Can Percona Server also be offered as an alternative to MySQL? It supposedly helps performance and is binary-compatible like MariaDB. It doesn't, in my experience, hurt performance at least. I've started to move over to it.

For what it's worth, actually, simply adding the APT repos for Percona as per http://www.percona.com/doc/percona-server/5.5/installation/apt_repo.html and then specifying percona-server-server-5.5 and percona-server-client-5.5 in MISC_PACKAGES works fine. aptitude appears to figure out how to resolve the conflict, and Percona Server prevails. That's what I did for the server setup that motivated me to post this issue (just in case people are interested in the interim).

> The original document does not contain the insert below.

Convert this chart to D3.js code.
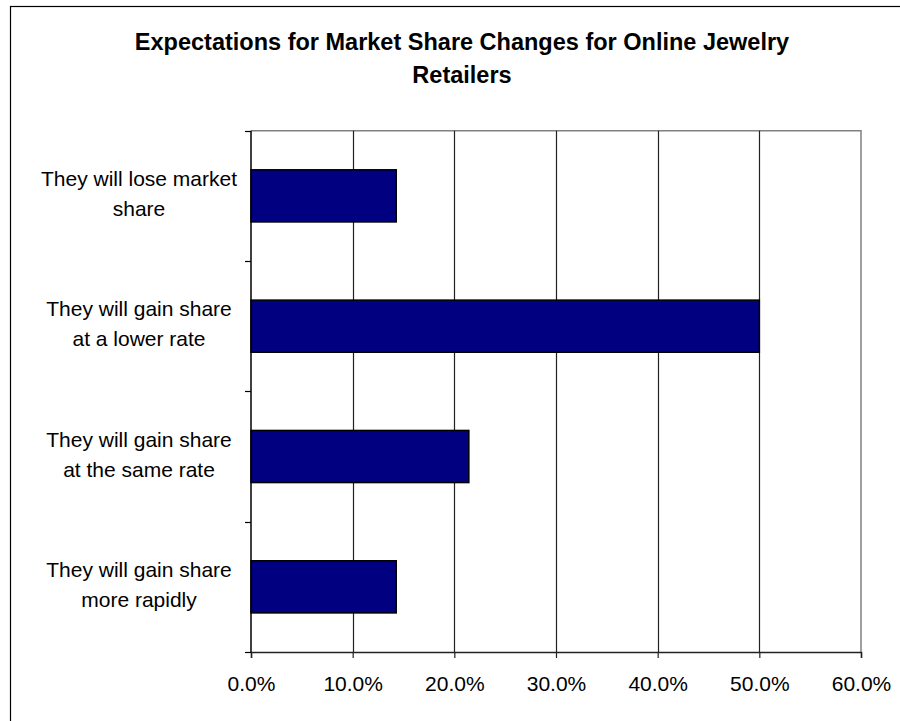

Thanks for the details with the installation.

I'm OK with adding this as a feature. However, it would be nice to know why you prefer Percona over MariaDB since most distributions are selecting MariaDB (instead of Percona) to replace MySQL.

If I'm not mistaken, MariaDB uses the XtraDB storage engine from Percona and is faster with MyISAM, making it the better option among the two.

By the way, MariaDB has been implemented in the recent commits, but I've yet to package it for release.

Ah, I didn't know that about MariaDB. I had the impression it was just more
well-known but was unsure of the technical specifics.
On Apr 24, 2013 5:09 PM, "Mins" notifications@github.com wrote:

Thanks for the details with the installation.

I'm OK with adding this as a feature. However, it would be nice to know
why you prefer Percona over MariaDB since most distributions are selecting
MariaDB (instead of Percona) to replace MySQL.

If I'm not mistaken, MariaDB uses the XtraDB storage engine from Percona
and is faster with MyISAM, making it the better option among the two.

By the way, MariaDB has been implemented in the recent commits, but I've
yet to package it for release.


Reply to this email directly or view it on GitHubhttps://github.com//issues/13#issuecomment-16936905
.

Yep, that seems to be the case with MariaDB. Perhaps give it a try and see if the performance is to your expectations?

Should be fairly easy to swap out Percona (they all conflict with each other, I think), so I will do that when I get a chance and see if I notice any difference. Any recommended way of testing? ab or something? I'm not too concerned about it being a perfect test, just a decent way of comparing apples to apples.

This is an interesting thread too: http://www.webhostingtalk.com/showthread.php?t=1236272

It seems like MariaDB lags a little behind Percona in InnoDB performance, but it merges in the work Percona does one version later. InnoDB performance does have relevance for me because I mostly work on Drupal sites, but it looks like MariaDB is worth another look (haven't had any bad experiences with it either).

Ah, SysBench appears to be the tool you're looking for to perform your tests.

As for the performance figures, it doesn't seem to matter much whether you use MySQL, MariaDB or Percona for small to medium (majority) workloads. The graphs are fairly equal from the benchmarks I've seen [1] if you compare only the lighter workloads ( e.g. <16 threads, <24GB RAM, etc).